## Input for this task:
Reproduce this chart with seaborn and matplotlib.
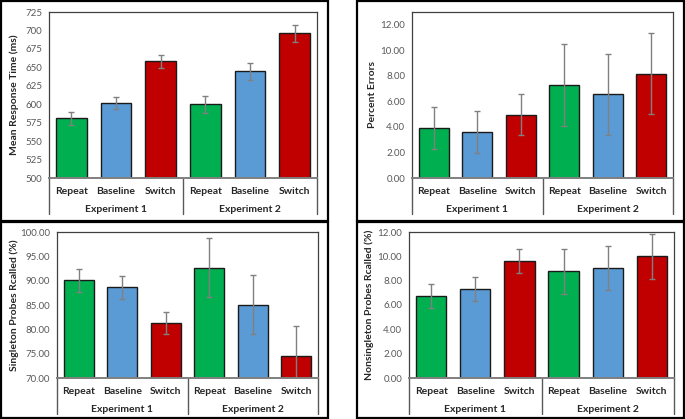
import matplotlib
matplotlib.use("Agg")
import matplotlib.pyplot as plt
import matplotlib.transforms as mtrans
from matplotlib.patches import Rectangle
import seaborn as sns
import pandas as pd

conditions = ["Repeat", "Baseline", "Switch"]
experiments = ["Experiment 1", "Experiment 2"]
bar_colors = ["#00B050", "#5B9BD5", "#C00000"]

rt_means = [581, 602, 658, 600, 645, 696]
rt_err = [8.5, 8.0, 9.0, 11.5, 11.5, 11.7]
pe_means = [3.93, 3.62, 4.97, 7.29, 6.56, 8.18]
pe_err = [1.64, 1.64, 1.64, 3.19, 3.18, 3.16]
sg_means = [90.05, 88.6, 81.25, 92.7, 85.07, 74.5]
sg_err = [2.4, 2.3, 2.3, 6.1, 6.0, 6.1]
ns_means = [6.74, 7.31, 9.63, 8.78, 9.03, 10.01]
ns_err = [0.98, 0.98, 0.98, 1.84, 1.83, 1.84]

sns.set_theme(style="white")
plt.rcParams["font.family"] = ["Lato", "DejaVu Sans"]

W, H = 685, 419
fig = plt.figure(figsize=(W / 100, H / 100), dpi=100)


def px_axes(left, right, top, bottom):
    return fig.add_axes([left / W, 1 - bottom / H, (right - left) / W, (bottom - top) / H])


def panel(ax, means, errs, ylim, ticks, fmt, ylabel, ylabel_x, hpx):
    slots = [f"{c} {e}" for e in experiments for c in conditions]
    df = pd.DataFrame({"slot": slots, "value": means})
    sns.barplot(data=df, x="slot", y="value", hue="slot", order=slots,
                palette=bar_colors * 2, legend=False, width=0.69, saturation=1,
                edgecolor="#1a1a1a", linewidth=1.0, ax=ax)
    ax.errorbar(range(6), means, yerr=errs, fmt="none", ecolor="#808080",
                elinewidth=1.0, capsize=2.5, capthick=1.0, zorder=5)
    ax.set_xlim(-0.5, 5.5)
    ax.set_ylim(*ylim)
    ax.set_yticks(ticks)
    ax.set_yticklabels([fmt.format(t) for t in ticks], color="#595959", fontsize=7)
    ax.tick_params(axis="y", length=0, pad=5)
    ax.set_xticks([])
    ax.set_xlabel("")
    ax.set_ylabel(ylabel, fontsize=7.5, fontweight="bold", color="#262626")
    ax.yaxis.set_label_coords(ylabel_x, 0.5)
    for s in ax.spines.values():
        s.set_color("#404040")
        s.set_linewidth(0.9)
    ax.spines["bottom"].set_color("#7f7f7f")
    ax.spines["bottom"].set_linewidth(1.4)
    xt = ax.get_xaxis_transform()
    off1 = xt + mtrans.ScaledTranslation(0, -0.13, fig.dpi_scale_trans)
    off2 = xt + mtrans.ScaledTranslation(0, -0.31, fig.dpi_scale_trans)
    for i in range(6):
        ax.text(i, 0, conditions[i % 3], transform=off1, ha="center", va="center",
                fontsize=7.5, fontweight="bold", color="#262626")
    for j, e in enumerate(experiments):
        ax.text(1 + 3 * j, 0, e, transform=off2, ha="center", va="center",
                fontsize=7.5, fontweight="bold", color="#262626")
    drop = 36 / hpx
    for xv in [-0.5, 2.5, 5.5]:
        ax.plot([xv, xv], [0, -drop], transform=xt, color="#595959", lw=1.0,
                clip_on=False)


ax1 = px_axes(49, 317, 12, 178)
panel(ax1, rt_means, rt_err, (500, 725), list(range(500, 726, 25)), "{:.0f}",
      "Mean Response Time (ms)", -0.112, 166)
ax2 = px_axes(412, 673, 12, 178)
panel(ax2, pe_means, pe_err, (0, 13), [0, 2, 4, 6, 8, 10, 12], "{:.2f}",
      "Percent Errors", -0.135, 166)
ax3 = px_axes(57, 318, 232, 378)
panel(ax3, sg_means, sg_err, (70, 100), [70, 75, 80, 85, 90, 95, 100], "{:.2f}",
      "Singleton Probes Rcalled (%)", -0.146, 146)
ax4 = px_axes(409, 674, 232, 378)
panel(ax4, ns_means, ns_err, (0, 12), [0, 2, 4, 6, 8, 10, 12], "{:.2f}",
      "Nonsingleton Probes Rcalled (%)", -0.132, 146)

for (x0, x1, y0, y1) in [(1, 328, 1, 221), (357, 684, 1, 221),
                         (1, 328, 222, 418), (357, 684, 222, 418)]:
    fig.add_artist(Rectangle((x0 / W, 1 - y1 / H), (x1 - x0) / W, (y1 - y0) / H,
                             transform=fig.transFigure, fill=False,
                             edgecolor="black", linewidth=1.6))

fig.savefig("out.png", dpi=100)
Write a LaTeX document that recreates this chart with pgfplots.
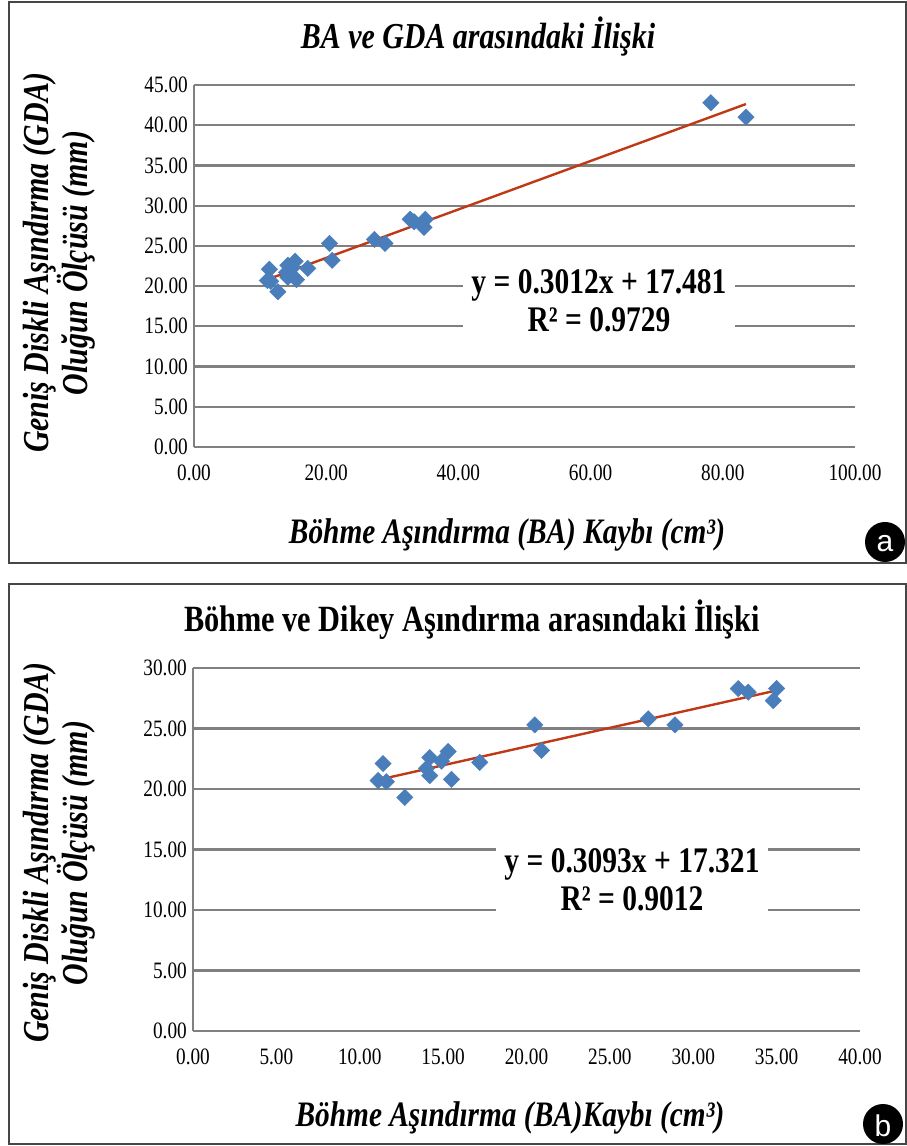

## Given exercise:
Take the records from their first line through the line containing "import pandas as pd" and please return exactly those lines, both ends included, minus the pictures.

## Exercise solution:
Reproduce this chart with seaborn and matplotlib.
import matplotlib
matplotlib.use("Agg")
import matplotlib.pyplot as plt
import matplotlib.transforms as mtrans
from matplotlib.patches import Rectangle
import seaborn as sns
import pandas as pd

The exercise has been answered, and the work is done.